There have been previous efforts to use radar to screen for concealed weapons and bombs, but the technology has proved too large, complex or expensive to work.
Cambridge Sensoriis’ small system was developed for drone and autonomous vehicle navigation, but is capable of solving these challenges, as it can detect threats at 50 metres and screen hundreds of passengers every minute.
“We were part of the UKRI Future of Flight programme phase two and were in a consortium that included the satellite applications catapult and Malloy Aeronautics,” explained Steve.
“We ran trials of our radars on their drones for detecting and avoiding in-flight. Being part of the Future of Flight ecosystem was great, because we got to know lots of other UK SMEs and large companies too. We got to talk to the CAA and regulators. We ran flight trials and that programme has ended. We were shortlisted on several phase three projects.
“We wanted to look for other markets where our underlying capability to design radar and process data could be applied. There was a piece of work to improve the efficiency of railway stations in India and make them more pleasant places to be, without such big queues.” An Innovate UK grant of £50,000 helped Cambridge Sensoriis – which has just moved from Cambourne Business Park to Bourn – to carry out the feasibility study and outline design for the work in India.
“We’re very proud to have been chosen to lead this important and highly innovative project,” said Steve. “If our unique technology can make travellers safer as they go about their lives, and reduce the terrorist threat, that would be a wonderful legacy. We’re hoping our work could ultimately benefit millions of people.”
While the underlying chips are off the shelf, Cambridge Sensoriis brings specialist expertise to the system.
“There are two things we do: the design of the antennae and the data processing to get coverage and update rates that you need,” explained Steve.
“The underlying capabilities came from the designs we did for the Future of Flight work, but we have extended and adjusted those. For concealed threat detection, you are looking beneath clothing at a maximum of 50 metres or so.
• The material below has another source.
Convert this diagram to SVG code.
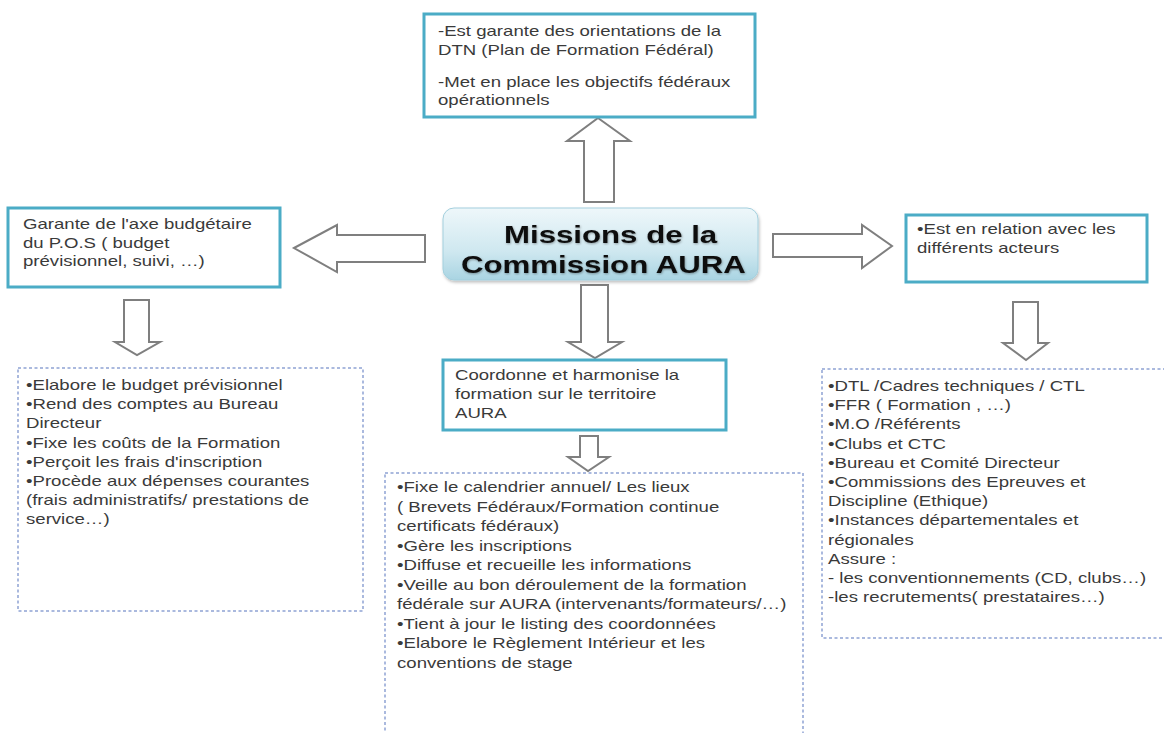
<svg xmlns="http://www.w3.org/2000/svg" width="1164" height="733" viewBox="0 0 1164 733">
  <defs>
    <linearGradient id="cg" x1="0" y1="0" x2="0" y2="1">
      <stop offset="0" stop-color="#eef7fa"/>
      <stop offset="0.6" stop-color="#cfe8f0"/>
      <stop offset="1" stop-color="#a9d4e2"/>
    </linearGradient>
    <filter id="sh" x="-10%" y="-10%" width="120%" height="130%">
      <feDropShadow dx="1" dy="2" stdDeviation="1.5" flood-color="#000" flood-opacity="0.25"/>
    </filter>
    <filter id="tsh" x="-5%" y="-20%" width="110%" height="140%">
      <feDropShadow dx="0.5" dy="1" stdDeviation="0.8" flood-color="#000" flood-opacity="0.35"/>
    </filter>
  </defs>
  <style>
    .box { fill: #ffffff; stroke: #4bacc6; stroke-width: 3; }
    .dot { fill: #ffffff; stroke: #8ea3d4; stroke-width: 1.5; stroke-dasharray: 3 2.5; }
    .arr { fill: #ffffff; stroke: #7f7f7f; stroke-width: 2; stroke-linejoin: miter; }
    .t { font-family: "Liberation Sans", Arial, sans-serif; font-size: 14.3px; fill: #3a3a3a; }
    .title { font-family: "Liberation Sans", Arial, sans-serif; font-size: 24px; font-weight: bold; fill: #111; }
  </style>
  <rect width="1164" height="733" fill="#ffffff"/>

  <g id="connectors">
    <polygon class="arr" points="598,118 630,141 614,141 614,202 584,202 584,141 567,141"/>
    <polygon class="arr" points="294,248 337,225 337,235 425,235 425,262 337,262 337,272"/>
    <polygon class="arr" points="773,234 862,234 862,225 892,246 862,268 862,257 773,257"/>
    <polygon class="arr" points="581,285 608,285 608,342 622,342 595,358 568,342 581,342"/>
    <polygon class="arr" points="580,436 598,436 598,457 609,457 588,471 568,457 580,457"/>
    <polygon class="arr" points="124,300 149,300 149,342 160,342 137,355 115,342 124,342"/>
    <polygon class="arr" points="1013,302 1038,302 1038,343 1048,343 1026,360 1003,343 1013,343"/>
  </g>

  <g id="node-top">
    <rect class="box" x="424" y="14" width="331" height="103"/>
    <text class="t" transform="translate(438,0) scale(1.3,1)">
      <tspan x="0" y="36">-Est garante des orientations de la</tspan>
      <tspan x="0" y="55">DTN (Plan de Formation Fédéral)</tspan>
      <tspan x="0" y="87">-Met en place les objectifs fédéraux</tspan>
      <tspan x="0" y="105">opérationnels</tspan>
    </text>
  </g>

  <g id="node-center">
    <rect x="443" y="208" width="315" height="72" rx="11" fill="url(#cg)" stroke="#a3cfdd" stroke-width="1" filter="url(#sh)"/>
    <text class="title" filter="url(#tsh)" transform="translate(504,0) scale(1.3,1)">
      <tspan x="0" y="243">Missions de la</tspan>
    </text>
    <text class="title" filter="url(#tsh)" transform="translate(461,0) scale(1.3,1)">
      <tspan x="0" y="273">Commission AURA</tspan>
    </text>
  </g>

  <g id="node-left">
    <rect class="box" x="8" y="208" width="272" height="79"/>
    <text class="t" transform="translate(23,0) scale(1.3,1)">
      <tspan x="0" y="229">Garante de l'axe budgétaire</tspan>
      <tspan x="0" y="248">du P.O.S ( budget</tspan>
      <tspan x="0" y="266">prévisionnel, suivi, …)</tspan>
    </text>
  </g>

  <g id="node-right">
    <rect class="box" x="906" y="215" width="241" height="67"/>
    <text class="t" transform="translate(917,0) scale(1.3,1)">
      <tspan x="0" y="234">•Est en relation avec les</tspan>
      <tspan x="0" y="253">différents acteurs</tspan>
    </text>
  </g>

  <g id="node-coord">
    <rect class="box" x="443" y="360" width="283" height="70"/>
    <text class="t" transform="translate(455,0) scale(1.3,1)">
      <tspan x="0" y="380">Coordonne et harmonise la</tspan>
      <tspan x="0" y="399">formation sur le territoire</tspan>
      <tspan x="0" y="418">AURA</tspan>
    </text>
  </g>

  <g id="node-left-list">
    <rect class="dot" x="18" y="368" width="345" height="243"/>
    <text class="t" transform="translate(26,0) scale(1.3,1)">
      <tspan x="0" y="390">•Elabore le budget prévisionnel</tspan>
      <tspan x="0" y="409.2">•Rend des comptes au Bureau</tspan>
      <tspan x="0" y="428.4">Directeur</tspan>
      <tspan x="0" y="447.6">•Fixe les coûts de la Formation</tspan>
      <tspan x="0" y="466.8">•Perçoit les frais d'inscription</tspan>
      <tspan x="0" y="486">•Procède aux dépenses courantes</tspan>
      <tspan x="0" y="505.2">(frais administratifs/ prestations de</tspan>
      <tspan x="0" y="524.4">service…)</tspan>
    </text>
  </g>

  <g id="node-middle-list">
    <rect class="dot" x="385" y="473" width="418" height="280"/>
    <text class="t" transform="translate(397,0) scale(1.3,1)">
      <tspan x="0" y="492.5">•Fixe le calendrier  annuel/ Les lieux</tspan>
      <tspan x="0" y="512">( Brevets Fédéraux/Formation continue</tspan>
      <tspan x="0" y="531.5">certificats fédéraux)</tspan>
      <tspan x="0" y="551">•Gère les inscriptions</tspan>
      <tspan x="0" y="570.5">•Diffuse et recueille les informations</tspan>
      <tspan x="0" y="590">•Veille au bon déroulement de la formation</tspan>
      <tspan x="0" y="609.5">fédérale sur AURA (intervenants/formateurs/…)</tspan>
      <tspan x="0" y="629">•Tient à jour le listing des coordonnées</tspan>
      <tspan x="0" y="648.5">•Elabore le Règlement Intérieur et les</tspan>
      <tspan x="0" y="668">conventions de stage</tspan>
    </text>
  </g>

  <g id="node-right-list">
    <rect class="dot" x="822" y="369" width="360" height="269"/>
    <text class="t" transform="translate(828,0) scale(1.3,1)">
      <tspan x="0" y="391">•DTL /Cadres techniques / CTL</tspan>
      <tspan x="0" y="410.2">•FFR ( Formation , …)</tspan>
      <tspan x="0" y="429.4">•M.O /Référents</tspan>
      <tspan x="0" y="448.6">•Clubs et CTC</tspan>
      <tspan x="0" y="467.8">•Bureau et Comité Directeur</tspan>
      <tspan x="0" y="487">•Commissions des Epreuves et</tspan>
      <tspan x="0" y="506.2">Discipline (Ethique)</tspan>
      <tspan x="0" y="525.4">•Instances départementales et</tspan>
      <tspan x="0" y="544.6">régionales</tspan>
      <tspan x="0" y="563.8">Assure :</tspan>
      <tspan x="0" y="583">- les conventionnements (CD, clubs…)</tspan>
      <tspan x="0" y="602.2">-les recrutements( prestataires…)</tspan>
    </text>
  </g>
</svg>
It’s a different problem from the Future of Flight work, in which you want to detect small objects as far away as you can.”
Radar overcomes concerns over health and privacy too.
It can track individuals as they move and its signals easily pass through layers of clothing to detect concealed objects, but reflects harmlessly offer the body and gathers no intimate imagery.
“Radar is very, small low-powered device - lower-powered than a phone, although they work on a different frequency,” explained Steve,
“The underlying radar technology is widely used in the automotive industry for automatic emergency braking on cars - a longer range in that case and with more power.
“While some systems are designed to image the body and there is concern about body shape privacy, especially in certain countries, this system doesn’t do that.
“It looks at the way the radar signal bounces off a person and gets returned back and interprets that - it doesn’t create an image.”
Steve, left the Australia Centre for Field Robotics in 1999 after completing his PhD, and then co-founded Navtech Radar in Oxfordshire, which focuses on safety solutions, before exiting in 2017.
“We made ground-based radar for detecting intruders into airports, automating industrial machines like bulk loaders in docks for people like Rio Tinto and we designed the radar stopped vehicle detection system for smart highways in the UK, for what was the Highways Agency, now National Highways. I saw them installed on the M25 in Hindhead Tunnel and places like that,” recalled Steve,
After a spell as a CTO elsewhere, Steve launched Cambridge Sensoriis amid lockdown in May 2020 and the team is now four-strong.
“Radars can be much smaller, lighter and lower power now, so I saw an opportunity to deploy them onto drones, which was an area I hadn’t worked on before,” he said, adding that the achievements to date are down to “recruiting the best people and collaborating with others in the Cambridge area”.
He added: “We’ve worked with people from Cambridge Wireless and we are working with universities to design and test the antennae array of these radars.
“We’ve had testing programmes at NPL in London, and I’ve worked in radar for 25 years. I can’t do it all, but I know what we need to bring together to create a world-class team to design these radar systems.”
While the system works with standard networks, new high speed 5G connectivity could also be used to analyse the data from the system, enabling rapid identification of threats.
A study by Insight Partners suggests the global security screening market will grow from $9.4bn in 2021 to $13.6bn by 2027.